Il y a lieu d’examiner la convention de coopération conclue entre l’Algérie et le Maroc relative à l’exploitation de la mine de Gara Djebilet. Du côté marocain, certains prétendus spécialistes en droit international soutiennent de manière récurrente que cet instrument conventionnel serait impératif pour l’Algérie et que le Maroc disposerait d’un droit d’action en responsabilité internationale. D’autres vont jusqu’à proférer des menaces d’agression armée en vue de “récupérer” les wilayas de Béchar et Tindouf.

Or, la section B de l’article 17 de ladite convention, consacrée au règlement des différends nés de la coopération entre les parties, stipule que la compétence du tribunal arbitral est strictement circonscrite aux litiges relatifs à la gestion et au fonctionnement de la Société algéro-marocaine (S.A.M.), ainsi qu’aux différends de nature technique ou commerciale. Il est expressément prévu que ce tribunal n’est pas investi du pouvoir d’interpréter la convention elle-même, ce qui exclut toute prétention à une révision ou à une annulation de ses stipulations. 



Aucun autre organe juridictionnel, y compris le tribunal arbitral de Genève, ne saurait être compétent pour connaître d’un litige relatif à l’interprétation de cette convention, en l’absence de clause compromissoire ou de consentement exprès des parties. Toute tentative de saisine serait donc irrecevable pour défaut de compétence ratione materiae et ratione personae.

Les négociateurs algériens ont fait preuve d’une grande clairvoyance en insérant des stipulations limitatives de compétence, rendant toute action marocaine juridiquement infondée. Nous invitons dès lors les prétendus « experts » marocains, tels que M. Manar Slimi et autres intervenants médiatiques, à préciser sur quel fondement juridique ils entendent saisir le tribunal arbitral de Genève.

5) Conclusion :

Contrairement à l’assertion attribuée à Joseph Goebbels, la répétition d’un mensonge ne saurait lui conférer la force de vérité. L’appareil médiatique marocain s’efforce d’imposer une version des faits dénuée de tout fondement en droit international. La présente analyse démontre que la position marocaine ne repose sur aucune réalité juridique ou factuelle, mais relève de manœuvres discursives sans effet sur la situation effective.

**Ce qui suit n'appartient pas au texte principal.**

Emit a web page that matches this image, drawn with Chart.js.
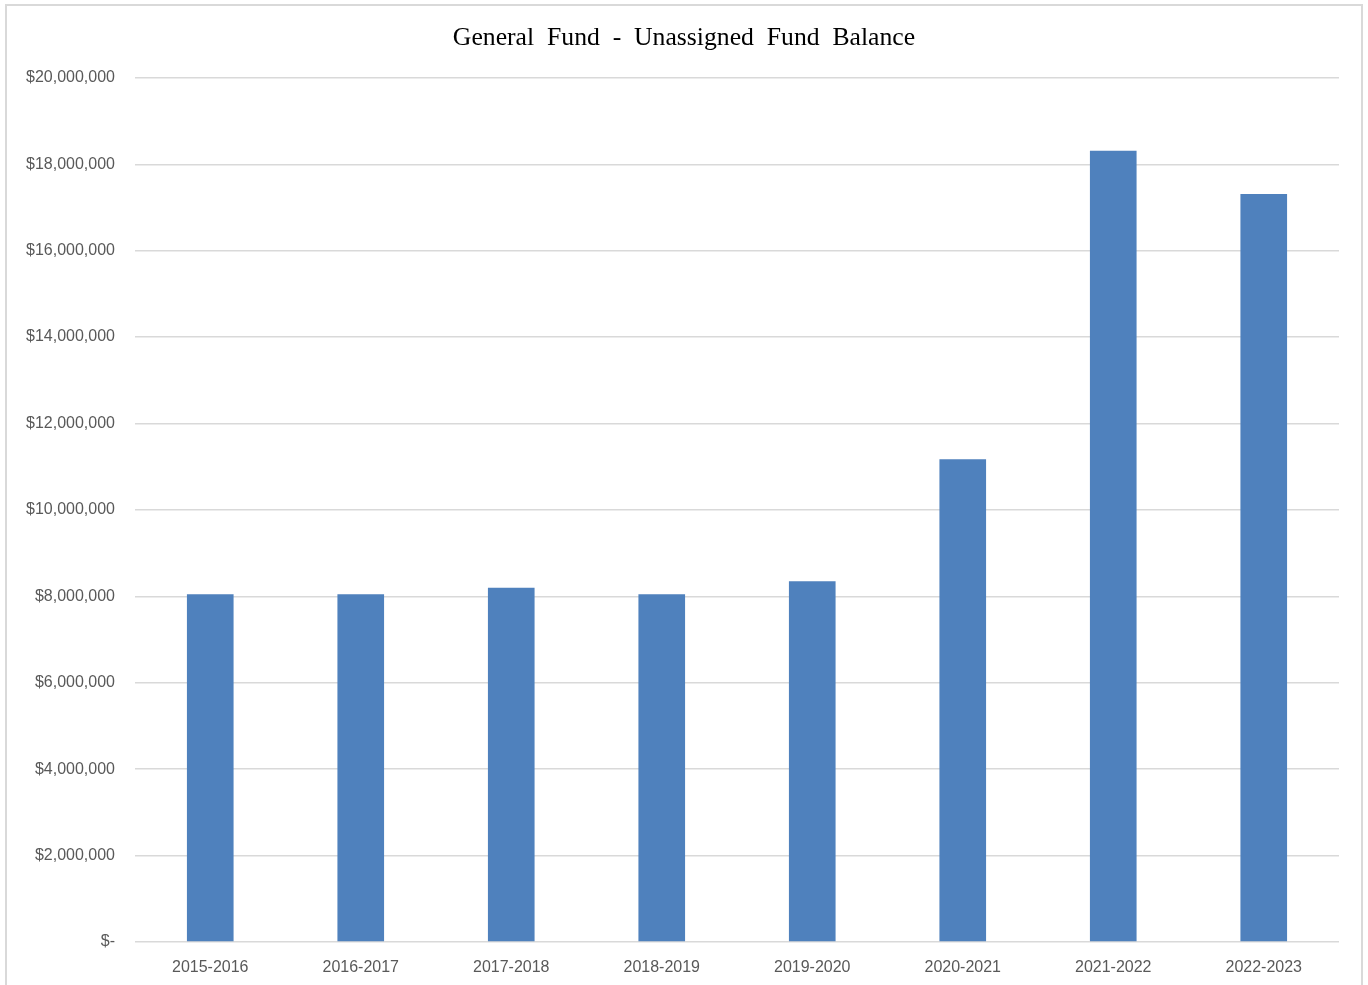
<!DOCTYPE html>
<html>
<head>
<meta charset="utf-8">
<script src="https://cdn.jsdelivr.net/npm/chart.js@4"></script>
<style>
  html, body { margin: 0; padding: 0; background: #fff; overflow: hidden; }
  #frame { position: absolute; left: 5px; top: 4px; width: 1354px; height: 1000px; border: 2px solid #d9d9d9; }
  #myBarChart { position: absolute; left: 0; top: 0; }
</style>
</head>
<body>
<div id="frame"></div>
<canvas id="myBarChart" width="1368" height="985"></canvas>
<script>
// fiscal years
var years = ['2015-2016', '2016-2017', '2017-2018', '2018-2019', '2019-2020', '2020-2021', '2021-2022', '2022-2023'];
// unassigned balance
var balances = [8050000, 8050000, 8200000, 8050000, 8350000, 11170000, 18310000, 17310000];
var yTicks = [0, 2000000, 4000000, 6000000, 8000000, 10000000, 12000000, 14000000, 16000000, 18000000, 20000000];

function money(v) {
    if (v === 0) return '$-';
    return '$' + v.toLocaleString('en-US');
}

var bar = document.getElementById('myBarChart').getContext('2d');
var myBarChart = new Chart(bar, {
    type: 'bar',
    data: {
        labels: years,
        datasets: [{
            label: 'Unassigned Fund Balance',
            data: balances,
            backgroundColor: '#4f81bd',
            borderWidth: 0,
            categoryPercentage: 1,
            barPercentage: 0.31
        }]
    },
    options: {
        responsive: false,
        maintainAspectRatio: false,
        animation: false,
        layout: {
            padding: { top: 3, right: 15, bottom: 0, left: 15 }
        },
        plugins: {
            legend: { display: false },
            tooltip: { enabled: false },
            title: {
                display: true,
                text: 'General  Fund  -  Unassigned  Fund  Balance',
                color: '#000',
                font: { family: '"Liberation Serif", "Times New Roman", serif', size: 25.7, weight: 'normal' },
                padding: { top: 20, bottom: 24 }
            }
        },
        scales: {
            x: {
                grid: { display: false },
                border: { display: false },
                afterFit: function(axis) { axis.height = 43; },
                ticks: {
                    color: '#595959',
                    font: { family: '"Liberation Sans", Arial, sans-serif', size: 16 },
                    padding: 8,
                    maxRotation: 0
                }
            },
            y: {
                min: 0,
                max: 20000000,
                afterBuildTicks: function(axis) {
                    axis.ticks = yTicks.map(function(v) { return { value: v }; });
                },
                afterFit: function(axis) { axis.width = 120; },
                grid: { color: '#d9d9d9', lineWidth: 1.5, drawTicks: false },
                border: { display: false },
                ticks: {
                    color: '#595959',
                    font: { family: '"Liberation Sans", Arial, sans-serif', size: 16 },
                    padding: 20,
                    callback: function(v) { return money(v); }
                }
            },
            // empty right-hand spacer so the plot ends where the reference does
            yRight: {
                position: 'right',
                grid: { display: false },
                border: { display: false },
                ticks: { display: false },
                afterFit: function(axis) { axis.width = 14; }
            }
        }
    }
});
</script>
</body>
</html>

Le projet d’exploitation de la mine de Gara Djebilet a été engagé dans le cadre d’un partenariat stratégique avec la République populaire de Chine, et aucune tentative de déstabilisation ne saurait en compromettre la réalisation.

Quant à la propagande relayée par certains médias marocains, elle poursuit un objectif interne : maintenir l’opinion publique sous l’emprise d’une illusion politique. En Algérie, ces artifices rhétoriques demeurent sans incidence sur notre détermination à consolider notre trajectoire vers l’émergence, afin de garantir la paix, la stabilité et la prospérité à l’ensemble des peuples amis de la région.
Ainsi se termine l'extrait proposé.